To suspicious onlookers the work of the historians in their cloisters took on the appearance of deliberate propaganda favorable to Great Britain—a suspicion, it need hardly be said, entirely unwarranted. It needed only an appeal such as that of Herbert Adams Gibbons that we solidify an amicable relationship with Great Britain through our common language, common ideals and common interests, to confirm the credulous in their suspicions.[637] Furthermore, suggestions from men like Albert Bushnell Hart that our history text-books be rewritten to encourage better international relations seemed to afford additional proof that pro-British agencies were in control of history textbooks.[638] The writings of special pleaders like Owen Wister strengthened this impression.[639] Indeed, Charles Edward Russell has gone so far as to declare that definitely planned attempts to rewrite American history textbooks, for the purpose of encouraging better Anglo-American relations, were launched as early as 1896, and have been carefully carried on since then.[640]

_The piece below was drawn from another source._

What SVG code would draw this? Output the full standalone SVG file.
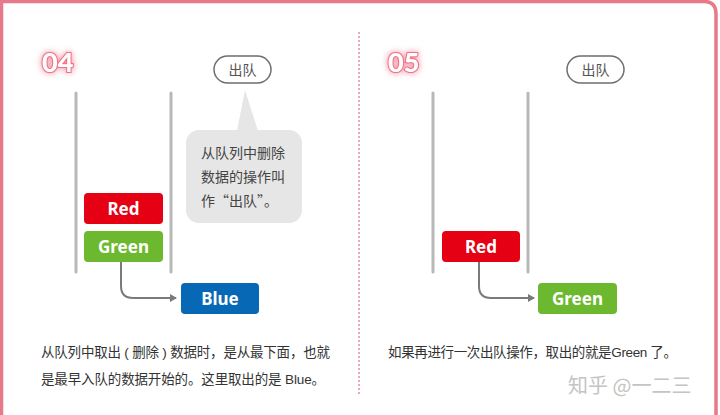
<svg xmlns="http://www.w3.org/2000/svg" width="720" height="415" viewBox="0 0 720 415">
<defs>
<style>
.frame{fill:none;stroke:#e8798a;stroke-width:3.5}
.div{stroke:#e9a9b6;stroke-width:2;stroke-dasharray:2 2}
.wall{stroke:#b8b8b8;stroke-width:3;stroke-linecap:round}
.box{font-family:"Noto Sans","Liberation Sans",sans-serif;font-weight:bold;font-size:17px;fill:#fff;text-anchor:middle}
.pill{fill:#fff;stroke:#6e6e6e;stroke-width:1.5}
.pilltxt{font-family:"Noto Sans CJK SC",sans-serif;font-size:14px;fill:#555;text-anchor:middle}
.num{font-family:"Lato","Noto Sans",sans-serif;font-weight:900;font-size:27px;fill:#fff;stroke:#ee7489;stroke-width:2.2;paint-order:stroke}
.cap{font-family:"Liberation Sans","Noto Sans CJK SC",sans-serif;font-size:13.5px;fill:#333}
.call{font-family:"Noto Sans CJK SC",sans-serif;font-size:14px;fill:#444}
.conn{fill:none;stroke:#7a7a7a;stroke-width:2}
.wm{font-family:"Noto Sans CJK SC",sans-serif;font-size:20px;fill:#c4c4c4}
</style>
<filter id="glow" x="-40%" y="-40%" width="180%" height="180%">
<feGaussianBlur in="SourceAlpha" stdDeviation="3" result="b"/>
<feFlood flood-color="#f48a9d"/>
<feComposite in2="b" operator="in"/>
<feMerge><feMergeNode/><feMergeNode in="SourceGraphic"/></feMerge>
</filter>
<marker id="arr" markerWidth="8" markerHeight="8" refX="6" refY="4" orient="auto" markerUnits="userSpaceOnUse">
<path d="M0,0 L7,4 L0,8 Z" fill="#7a7a7a"/>
</marker>
</defs>
<rect width="720" height="415" fill="#fff"/>
<path class="frame" d="M1.5,420 V1.5 H704 Q716,1.5 716,14 V420"/>
<line class="div" x1="359" y1="32" x2="359" y2="396"/>

<g id="step04">
<text class="num" x="42" y="72" filter="url(#glow)">04</text>
</g>
<g id="step05">
<text class="num" x="388" y="72" filter="url(#glow)">05</text>
</g>

<g id="queue-left">
<line class="wall" x1="76" y1="93" x2="76" y2="272"/>
<line class="wall" x1="171" y1="93" x2="171" y2="272"/>
</g>
<g id="queue-right">
<line class="wall" x1="433" y1="93" x2="433" y2="272"/>
<line class="wall" x1="528" y1="93" x2="528" y2="272"/>
</g>

<g id="pill-left">
<rect class="pill" x="214" y="56" width="57" height="27" rx="13.5"/>
<text class="pilltxt" x="242.5" y="74.5">出队</text>
</g>
<g id="pill-right">
<rect class="pill" x="567" y="56" width="57" height="27" rx="13.5"/>
<text class="pilltxt" x="595.5" y="74.5">出队</text>
</g>

<g id="callout">
<path d="M245,90 L258,131 L237,131 Z" fill="#e6e6e6"/>
<rect x="186" y="130" width="116" height="93" rx="13" fill="#e6e6e6"/>
<text class="call" x="201" y="158">从队列中删除</text>
<text class="call" x="201" y="182">数据的操作叫</text>
<text class="call" x="201" y="206">作“出队”。</text>
</g>

<g id="connectors">
<path class="conn" d="M121,262 V286 Q121,298 133,298 H176" marker-end="url(#arr)"/>
<path class="conn" d="M479,262 V286 Q479,298 491,298 H534" marker-end="url(#arr)"/>
</g>

<g id="red-left">
<rect x="84" y="193" width="79" height="31" rx="4" fill="#e50013"/>
<text class="box" x="123.5" y="215">Red</text>
</g>
<g id="green-left">
<rect x="84" y="231" width="79" height="31" rx="4" fill="#6cb92f"/>
<text class="box" x="123.5" y="253">Green</text>
</g>
<g id="blue">
<rect x="181" y="283" width="78" height="31" rx="4" fill="#0769b6"/>
<text class="box" x="220" y="305">Blue</text>
</g>
<g id="red-right">
<rect x="442" y="231" width="78" height="31" rx="4" fill="#e50013"/>
<text class="box" x="481" y="253">Red</text>
</g>
<g id="green-right">
<rect x="538" y="283" width="79" height="31" rx="4" fill="#6cb92f"/>
<text class="box" x="577.5" y="305">Green</text>
</g>

<g id="captions">
<text class="cap" x="41" y="357" textLength="289" lengthAdjust="spacing">从队列中取出 ( 删除 ) 数据时，是从最下面，也就</text>
<text class="cap" x="41" y="384" textLength="284" lengthAdjust="spacing">是最早入队的数据开始的。这里取出的是 Blue。</text>
<text class="cap" x="388" y="357" textLength="289" lengthAdjust="spacing">如果再进行一次出队操作，取出的就是Green 了。</text>
</g>
<text class="wm" x="568" y="393">知乎 @一二三</text>
</svg>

On the other hand, the proponents of revision, conscious of an “agitation for the reintroduction of parochial patriotism into the schools and colleges,” have entered a plea for “the truth” in school histories and for the writing and teaching of history by scholars unaffected by the demands of “politicians.”[641] To them, the true fount of patriotism does not arise from textbooks of history which are “nationalistic rather than impartial.”[642] They would seek, rather, to depict events not as “partisans” but in a “scientific spirit, with the desire to understand rather than to justify.”[643]